● **What you have to do**
Return the listing below exactly, with the pictures dropped.

—————

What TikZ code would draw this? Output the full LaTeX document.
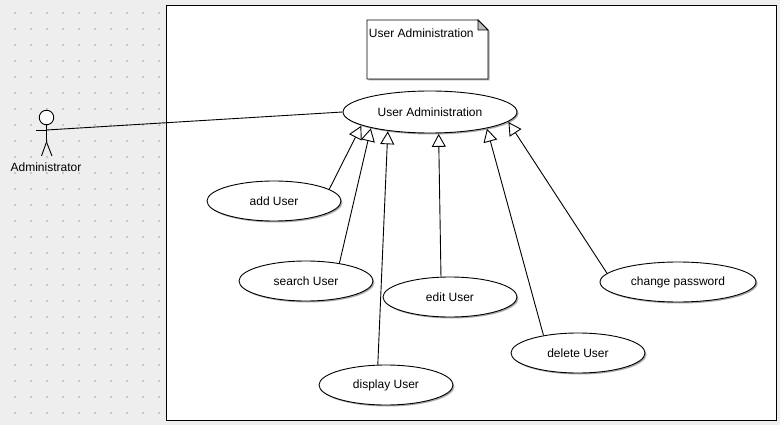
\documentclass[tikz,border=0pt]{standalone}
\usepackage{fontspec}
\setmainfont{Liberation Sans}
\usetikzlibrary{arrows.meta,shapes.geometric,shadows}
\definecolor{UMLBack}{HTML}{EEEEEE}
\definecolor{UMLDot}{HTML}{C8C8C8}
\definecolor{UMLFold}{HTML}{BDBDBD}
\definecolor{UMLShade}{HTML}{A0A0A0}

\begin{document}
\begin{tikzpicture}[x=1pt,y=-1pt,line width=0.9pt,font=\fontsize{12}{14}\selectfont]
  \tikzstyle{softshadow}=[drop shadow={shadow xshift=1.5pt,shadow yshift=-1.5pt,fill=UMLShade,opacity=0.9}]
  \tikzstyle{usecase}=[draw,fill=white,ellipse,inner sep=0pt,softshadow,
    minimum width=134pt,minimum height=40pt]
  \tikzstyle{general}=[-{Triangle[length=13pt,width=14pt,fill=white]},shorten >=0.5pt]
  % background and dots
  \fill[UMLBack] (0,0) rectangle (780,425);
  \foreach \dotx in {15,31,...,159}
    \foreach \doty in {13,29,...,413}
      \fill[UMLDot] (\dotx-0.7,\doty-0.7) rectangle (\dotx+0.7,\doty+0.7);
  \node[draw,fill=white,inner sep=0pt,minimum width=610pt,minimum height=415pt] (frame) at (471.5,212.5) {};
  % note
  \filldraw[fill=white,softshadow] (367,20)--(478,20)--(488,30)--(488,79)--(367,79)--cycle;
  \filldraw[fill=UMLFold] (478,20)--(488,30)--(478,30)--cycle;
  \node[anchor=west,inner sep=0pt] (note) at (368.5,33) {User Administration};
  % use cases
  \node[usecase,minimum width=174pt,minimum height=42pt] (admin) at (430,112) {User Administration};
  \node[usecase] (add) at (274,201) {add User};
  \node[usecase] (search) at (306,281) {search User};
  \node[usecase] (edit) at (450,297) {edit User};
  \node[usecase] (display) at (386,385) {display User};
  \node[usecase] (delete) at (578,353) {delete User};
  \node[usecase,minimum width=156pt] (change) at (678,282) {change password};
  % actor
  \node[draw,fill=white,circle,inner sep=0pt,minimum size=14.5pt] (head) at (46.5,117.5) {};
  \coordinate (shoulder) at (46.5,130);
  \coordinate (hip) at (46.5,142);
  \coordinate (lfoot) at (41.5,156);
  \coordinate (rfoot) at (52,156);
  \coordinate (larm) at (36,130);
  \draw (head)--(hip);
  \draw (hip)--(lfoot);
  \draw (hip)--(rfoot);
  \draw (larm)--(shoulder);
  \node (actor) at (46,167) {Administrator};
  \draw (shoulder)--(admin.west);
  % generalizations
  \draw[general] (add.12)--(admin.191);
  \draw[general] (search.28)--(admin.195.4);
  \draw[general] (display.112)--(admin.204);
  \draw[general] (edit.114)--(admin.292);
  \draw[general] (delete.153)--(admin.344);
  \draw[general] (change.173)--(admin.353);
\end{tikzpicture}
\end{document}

—————

● **The completed task**
What TikZ code would draw this? Output the full LaTeX document.
\documentclass[tikz,border=0pt]{standalone}
\usepackage{fontspec}
\setmainfont{Liberation Sans}
\usetikzlibrary{arrows.meta,shapes.geometric,shadows}
\definecolor{UMLBack}{HTML}{EEEEEE}
\definecolor{UMLDot}{HTML}{C8C8C8}
\definecolor{UMLFold}{HTML}{BDBDBD}
\definecolor{UMLShade}{HTML}{A0A0A0}

\begin{document}
\begin{tikzpicture}[x=1pt,y=-1pt,line width=0.9pt,font=\fontsize{12}{14}\selectfont]
  \tikzstyle{softshadow}=[drop shadow={shadow xshift=1.5pt,shadow yshift=-1.5pt,fill=UMLShade,opacity=0.9}]
  \tikzstyle{usecase}=[draw,fill=white,ellipse,inner sep=0pt,softshadow,
    minimum width=134pt,minimum height=40pt]
  \tikzstyle{general}=[-{Triangle[length=13pt,width=14pt,fill=white]},shorten >=0.5pt]
  % background and dots
  \fill[UMLBack] (0,0) rectangle (780,425);
  \foreach \dotx in {15,31,...,159}
    \foreach \doty in {13,29,...,413}
      \fill[UMLDot] (\dotx-0.7,\doty-0.7) rectangle (\dotx+0.7,\doty+0.7);
  \node[draw,fill=white,inner sep=0pt,minimum width=610pt,minimum height=415pt] (frame) at (471.5,212.5) {};
  % note
  \filldraw[fill=white,softshadow] (367,20)--(478,20)--(488,30)--(488,79)--(367,79)--cycle;
  \filldraw[fill=UMLFold] (478,20)--(488,30)--(478,30)--cycle;
  \node[anchor=west,inner sep=0pt] (note) at (368.5,33) {User Administration};
  % use cases
  \node[usecase,minimum width=174pt,minimum height=42pt] (admin) at (430,112) {User Administration};
  \node[usecase] (add) at (274,201) {add User};
  \node[usecase] (search) at (306,281) {search User};
  \node[usecase] (edit) at (450,297) {edit User};
  \node[usecase] (display) at (386,385) {display User};
  \node[usecase] (delete) at (578,353) {delete User};
  \node[usecase,minimum width=156pt] (change) at (678,282) {change password};
  % actor
  \node[draw,fill=white,circle,inner sep=0pt,minimum size=14.5pt] (head) at (46.5,117.5) {};
  \coordinate (shoulder) at (46.5,130);
  \coordinate (hip) at (46.5,142);
  \coordinate (lfoot) at (41.5,156);
  \coordinate (rfoot) at (52,156);
  \coordinate (larm) at (36,130);
  \draw (head)--(hip);
  \draw (hip)--(lfoot);
  \draw (hip)--(rfoot);
  \draw (larm)--(shoulder);
  \node (actor) at (46,167) {Administrator};
  \draw (shoulder)--(admin.west);
  % generalizations
  \draw[general] (add.12)--(admin.191);
  \draw[general] (search.28)--(admin.195.4);
  \draw[general] (display.112)--(admin.204);
  \draw[general] (edit.114)--(admin.292);
  \draw[general] (delete.153)--(admin.344);
  \draw[general] (change.173)--(admin.353);
\end{tikzpicture}
\end{document}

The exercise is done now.